Build fast, fail faster
It may seem like this kind of technology is turning everything on its head for cattle farmers in rural India. But according to Singh, the farmers he has worked with have been more than receptive, driving a lot of MoooFarm’s development.
Initially, in fact, the team weren’t looking to set up a whole new business. The initiative started off as ‘Project Mooo’: an investigation into what they could do to support farmers.
“It was never the idea to build a mobile app,” Singh says.
The app first came about when Singh noticed a printed, manually rotating wheel for the cows’ breeding cycles, so the farmers had an idea of when they would be in heat.
“We’re in the 21st century,” Singh noted.
“At least we can automate this.”
The Project Mooo team developed a simple app, and released it to 1,000 farmers across a few villages.
Soon, those farmers were coming back and asking them to solve new problems.

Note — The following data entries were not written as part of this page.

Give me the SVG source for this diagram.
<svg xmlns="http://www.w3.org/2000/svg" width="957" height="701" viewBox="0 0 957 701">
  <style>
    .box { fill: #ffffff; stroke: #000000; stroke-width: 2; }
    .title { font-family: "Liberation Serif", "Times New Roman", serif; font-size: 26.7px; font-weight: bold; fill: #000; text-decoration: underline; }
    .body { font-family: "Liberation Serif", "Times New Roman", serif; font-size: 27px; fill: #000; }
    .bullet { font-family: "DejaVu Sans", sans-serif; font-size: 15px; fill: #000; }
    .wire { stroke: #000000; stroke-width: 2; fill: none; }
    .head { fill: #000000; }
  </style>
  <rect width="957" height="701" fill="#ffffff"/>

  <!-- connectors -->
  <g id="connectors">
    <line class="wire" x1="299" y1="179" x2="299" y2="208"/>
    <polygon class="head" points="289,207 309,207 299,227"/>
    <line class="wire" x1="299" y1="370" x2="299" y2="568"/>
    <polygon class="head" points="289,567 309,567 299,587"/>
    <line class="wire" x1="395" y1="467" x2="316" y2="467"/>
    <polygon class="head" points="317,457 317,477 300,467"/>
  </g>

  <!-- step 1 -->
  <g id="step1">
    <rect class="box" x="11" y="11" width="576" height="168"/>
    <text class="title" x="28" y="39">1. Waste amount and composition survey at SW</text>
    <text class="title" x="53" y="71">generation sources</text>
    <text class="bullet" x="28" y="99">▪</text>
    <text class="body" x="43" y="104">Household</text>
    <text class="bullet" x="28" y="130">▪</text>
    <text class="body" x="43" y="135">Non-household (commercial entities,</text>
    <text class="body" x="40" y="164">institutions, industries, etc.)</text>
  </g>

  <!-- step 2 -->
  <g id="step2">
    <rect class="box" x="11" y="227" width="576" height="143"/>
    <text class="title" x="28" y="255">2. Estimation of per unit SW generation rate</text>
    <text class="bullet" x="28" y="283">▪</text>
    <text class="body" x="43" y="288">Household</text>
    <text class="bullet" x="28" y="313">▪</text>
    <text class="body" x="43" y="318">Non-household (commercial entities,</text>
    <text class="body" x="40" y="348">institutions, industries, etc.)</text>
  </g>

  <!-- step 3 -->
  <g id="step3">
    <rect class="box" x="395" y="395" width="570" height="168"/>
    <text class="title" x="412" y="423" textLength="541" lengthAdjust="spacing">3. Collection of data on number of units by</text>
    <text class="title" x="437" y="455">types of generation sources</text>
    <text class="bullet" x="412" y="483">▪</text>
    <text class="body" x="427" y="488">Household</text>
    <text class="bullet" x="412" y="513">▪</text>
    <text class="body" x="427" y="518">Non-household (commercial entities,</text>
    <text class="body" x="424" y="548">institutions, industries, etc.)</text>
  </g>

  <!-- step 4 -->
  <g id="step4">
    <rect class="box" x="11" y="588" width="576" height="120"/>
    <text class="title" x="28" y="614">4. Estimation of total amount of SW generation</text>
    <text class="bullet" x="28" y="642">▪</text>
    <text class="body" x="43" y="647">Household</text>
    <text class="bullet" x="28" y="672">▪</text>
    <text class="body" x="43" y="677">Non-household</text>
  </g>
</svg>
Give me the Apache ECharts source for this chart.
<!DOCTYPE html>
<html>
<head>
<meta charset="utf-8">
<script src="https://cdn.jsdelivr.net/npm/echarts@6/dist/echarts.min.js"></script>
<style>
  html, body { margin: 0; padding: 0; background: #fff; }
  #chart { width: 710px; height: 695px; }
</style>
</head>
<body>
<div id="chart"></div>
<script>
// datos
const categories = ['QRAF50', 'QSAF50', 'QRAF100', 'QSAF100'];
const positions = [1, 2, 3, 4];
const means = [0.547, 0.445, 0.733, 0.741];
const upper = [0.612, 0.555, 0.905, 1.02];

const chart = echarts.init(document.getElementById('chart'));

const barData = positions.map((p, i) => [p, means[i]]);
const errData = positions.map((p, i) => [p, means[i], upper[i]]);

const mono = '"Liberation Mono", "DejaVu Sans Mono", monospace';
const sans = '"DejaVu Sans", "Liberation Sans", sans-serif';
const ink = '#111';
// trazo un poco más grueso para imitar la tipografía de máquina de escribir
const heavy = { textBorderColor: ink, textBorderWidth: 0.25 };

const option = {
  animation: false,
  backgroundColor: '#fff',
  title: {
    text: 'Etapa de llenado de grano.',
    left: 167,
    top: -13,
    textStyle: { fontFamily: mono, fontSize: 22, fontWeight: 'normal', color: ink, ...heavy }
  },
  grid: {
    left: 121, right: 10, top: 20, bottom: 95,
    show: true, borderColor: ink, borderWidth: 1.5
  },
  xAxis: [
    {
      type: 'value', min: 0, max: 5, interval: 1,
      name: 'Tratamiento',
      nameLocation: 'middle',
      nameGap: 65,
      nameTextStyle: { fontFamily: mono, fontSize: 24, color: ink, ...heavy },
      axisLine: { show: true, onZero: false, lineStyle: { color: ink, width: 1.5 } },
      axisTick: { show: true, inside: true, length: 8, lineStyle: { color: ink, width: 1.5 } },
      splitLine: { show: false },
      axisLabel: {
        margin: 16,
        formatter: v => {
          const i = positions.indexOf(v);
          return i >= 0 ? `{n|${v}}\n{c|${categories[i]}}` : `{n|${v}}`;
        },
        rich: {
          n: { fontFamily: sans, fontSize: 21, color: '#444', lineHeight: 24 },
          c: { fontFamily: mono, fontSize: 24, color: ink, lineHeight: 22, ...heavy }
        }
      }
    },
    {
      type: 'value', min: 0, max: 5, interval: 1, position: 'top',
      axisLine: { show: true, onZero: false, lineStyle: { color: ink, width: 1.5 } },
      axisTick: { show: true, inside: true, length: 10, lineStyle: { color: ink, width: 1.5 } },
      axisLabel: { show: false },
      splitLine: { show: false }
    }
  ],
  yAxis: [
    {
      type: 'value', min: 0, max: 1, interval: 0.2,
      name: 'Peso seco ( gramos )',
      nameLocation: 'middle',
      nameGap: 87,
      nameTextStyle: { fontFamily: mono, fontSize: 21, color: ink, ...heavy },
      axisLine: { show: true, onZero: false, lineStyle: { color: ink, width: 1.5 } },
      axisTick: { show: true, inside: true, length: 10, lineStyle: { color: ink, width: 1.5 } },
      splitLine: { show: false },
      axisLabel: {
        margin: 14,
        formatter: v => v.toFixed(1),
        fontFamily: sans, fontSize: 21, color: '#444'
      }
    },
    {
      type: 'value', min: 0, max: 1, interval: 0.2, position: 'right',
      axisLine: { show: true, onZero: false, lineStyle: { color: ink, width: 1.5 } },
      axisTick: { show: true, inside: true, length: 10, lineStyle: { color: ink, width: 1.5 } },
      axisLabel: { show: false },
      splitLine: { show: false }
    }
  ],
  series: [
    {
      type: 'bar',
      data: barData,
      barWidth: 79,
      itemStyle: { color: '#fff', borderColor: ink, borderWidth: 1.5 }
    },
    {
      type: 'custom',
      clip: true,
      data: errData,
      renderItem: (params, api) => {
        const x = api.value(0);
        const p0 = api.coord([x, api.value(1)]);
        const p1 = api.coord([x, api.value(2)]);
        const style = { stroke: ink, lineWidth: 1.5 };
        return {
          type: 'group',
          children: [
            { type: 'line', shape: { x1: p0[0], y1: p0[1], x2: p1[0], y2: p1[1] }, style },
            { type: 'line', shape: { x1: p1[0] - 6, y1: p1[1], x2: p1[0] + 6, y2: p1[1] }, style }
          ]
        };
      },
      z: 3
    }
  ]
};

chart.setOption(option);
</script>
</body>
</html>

“We built a lot of trust,” Singh explains.
After this, the team worked quickly and closely with their customer base. The farmers would detail a problem, and within a month, they would have created a solution.
Inevitably, however, it would be “very wrong”.
Neither Singh nor any of the initial team members came from the dairy industry, he explains.
So, the idea was never to get it right the first time. It was “to do it fast so they can quickly tell us what’s not right”, he says.
“In terms of usability, it was not built by us, it was built by the farmers,” he adds.
“It’s a very customer-centric approach.”